* _What you will do_: Print the listing below from its opening line through the line holding "plt.rcParams['font.family'] = ['Noto", both ends included.

* _Dataset extract_:
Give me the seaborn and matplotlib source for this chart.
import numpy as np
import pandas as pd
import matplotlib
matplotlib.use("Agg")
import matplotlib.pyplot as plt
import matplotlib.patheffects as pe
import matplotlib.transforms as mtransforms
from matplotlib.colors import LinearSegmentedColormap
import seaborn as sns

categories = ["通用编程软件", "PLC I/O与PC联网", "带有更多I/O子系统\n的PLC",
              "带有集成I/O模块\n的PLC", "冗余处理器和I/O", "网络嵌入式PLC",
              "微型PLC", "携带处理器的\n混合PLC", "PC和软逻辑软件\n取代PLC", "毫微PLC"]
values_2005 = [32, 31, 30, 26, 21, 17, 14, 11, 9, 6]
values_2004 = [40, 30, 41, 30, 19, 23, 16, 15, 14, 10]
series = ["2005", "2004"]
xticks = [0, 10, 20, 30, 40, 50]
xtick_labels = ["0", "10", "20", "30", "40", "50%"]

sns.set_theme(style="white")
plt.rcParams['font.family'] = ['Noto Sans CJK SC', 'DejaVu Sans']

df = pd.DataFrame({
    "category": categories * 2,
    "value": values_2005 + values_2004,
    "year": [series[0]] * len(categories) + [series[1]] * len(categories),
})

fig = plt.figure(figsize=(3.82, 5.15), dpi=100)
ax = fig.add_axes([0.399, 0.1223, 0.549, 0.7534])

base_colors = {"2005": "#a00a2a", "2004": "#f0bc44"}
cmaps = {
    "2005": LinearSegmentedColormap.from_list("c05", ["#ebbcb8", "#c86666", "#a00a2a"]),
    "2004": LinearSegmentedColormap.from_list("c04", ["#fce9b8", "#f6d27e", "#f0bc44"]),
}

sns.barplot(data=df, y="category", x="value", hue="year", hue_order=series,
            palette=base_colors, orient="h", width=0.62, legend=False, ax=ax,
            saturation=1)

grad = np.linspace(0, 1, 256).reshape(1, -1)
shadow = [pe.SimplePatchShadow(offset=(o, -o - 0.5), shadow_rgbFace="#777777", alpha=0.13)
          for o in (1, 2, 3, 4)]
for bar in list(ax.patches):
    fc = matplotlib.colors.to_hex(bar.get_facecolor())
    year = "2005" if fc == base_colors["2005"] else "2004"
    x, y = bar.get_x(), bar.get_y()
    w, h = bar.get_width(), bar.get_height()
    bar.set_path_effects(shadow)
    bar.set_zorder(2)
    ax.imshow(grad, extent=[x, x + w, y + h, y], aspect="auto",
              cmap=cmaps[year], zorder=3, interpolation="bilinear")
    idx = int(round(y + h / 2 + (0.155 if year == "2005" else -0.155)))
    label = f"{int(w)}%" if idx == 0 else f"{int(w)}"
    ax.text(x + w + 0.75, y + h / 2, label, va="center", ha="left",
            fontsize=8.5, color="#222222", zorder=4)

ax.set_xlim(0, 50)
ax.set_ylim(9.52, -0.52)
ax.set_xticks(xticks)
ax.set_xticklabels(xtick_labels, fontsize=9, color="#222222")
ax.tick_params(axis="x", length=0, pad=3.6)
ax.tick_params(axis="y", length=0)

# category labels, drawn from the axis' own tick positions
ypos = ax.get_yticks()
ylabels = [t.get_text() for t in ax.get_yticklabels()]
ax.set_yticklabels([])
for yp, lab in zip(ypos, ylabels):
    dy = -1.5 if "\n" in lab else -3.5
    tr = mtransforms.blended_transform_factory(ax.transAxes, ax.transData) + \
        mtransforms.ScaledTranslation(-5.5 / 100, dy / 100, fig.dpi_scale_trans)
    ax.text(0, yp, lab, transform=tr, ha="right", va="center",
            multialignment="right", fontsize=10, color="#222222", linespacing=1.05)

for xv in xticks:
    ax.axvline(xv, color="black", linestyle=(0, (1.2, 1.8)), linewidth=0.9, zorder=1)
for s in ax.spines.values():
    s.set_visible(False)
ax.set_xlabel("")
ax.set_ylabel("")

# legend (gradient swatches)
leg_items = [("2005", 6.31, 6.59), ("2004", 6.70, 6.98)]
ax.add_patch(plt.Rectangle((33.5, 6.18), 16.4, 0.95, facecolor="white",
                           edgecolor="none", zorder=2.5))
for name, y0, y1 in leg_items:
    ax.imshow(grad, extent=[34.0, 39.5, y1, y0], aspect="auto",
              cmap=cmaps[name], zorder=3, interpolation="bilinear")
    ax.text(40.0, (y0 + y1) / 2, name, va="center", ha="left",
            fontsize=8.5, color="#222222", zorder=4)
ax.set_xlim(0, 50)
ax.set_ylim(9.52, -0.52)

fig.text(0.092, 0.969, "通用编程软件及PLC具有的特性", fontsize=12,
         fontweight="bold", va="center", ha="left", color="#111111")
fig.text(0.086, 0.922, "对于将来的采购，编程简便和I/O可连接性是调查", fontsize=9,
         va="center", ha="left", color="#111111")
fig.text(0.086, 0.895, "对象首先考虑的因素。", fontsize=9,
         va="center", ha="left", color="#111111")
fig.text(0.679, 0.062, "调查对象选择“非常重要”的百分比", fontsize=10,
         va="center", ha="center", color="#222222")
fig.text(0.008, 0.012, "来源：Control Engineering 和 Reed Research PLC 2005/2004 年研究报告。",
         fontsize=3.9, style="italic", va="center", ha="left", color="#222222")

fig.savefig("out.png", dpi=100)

* _Completed exercise_:
Give me the seaborn and matplotlib source for this chart.
import numpy as np
import pandas as pd
import matplotlib
matplotlib.use("Agg")
import matplotlib.pyplot as plt
import matplotlib.patheffects as pe
import matplotlib.transforms as mtransforms
from matplotlib.colors import LinearSegmentedColormap
import seaborn as sns

categories = ["通用编程软件", "PLC I/O与PC联网", "带有更多I/O子系统\n的PLC",
              "带有集成I/O模块\n的PLC", "冗余处理器和I/O", "网络嵌入式PLC",
              "微型PLC", "携带处理器的\n混合PLC", "PC和软逻辑软件\n取代PLC", "毫微PLC"]
values_2005 = [32, 31, 30, 26, 21, 17, 14, 11, 9, 6]
values_2004 = [40, 30, 41, 30, 19, 23, 16, 15, 14, 10]
series = ["2005", "2004"]
xticks = [0, 10, 20, 30, 40, 50]
xtick_labels = ["0", "10", "20", "30", "40", "50%"]

sns.set_theme(style="white")
plt.rcParams['font.family'] = ['Noto Sans CJK SC', 'DejaVu Sans']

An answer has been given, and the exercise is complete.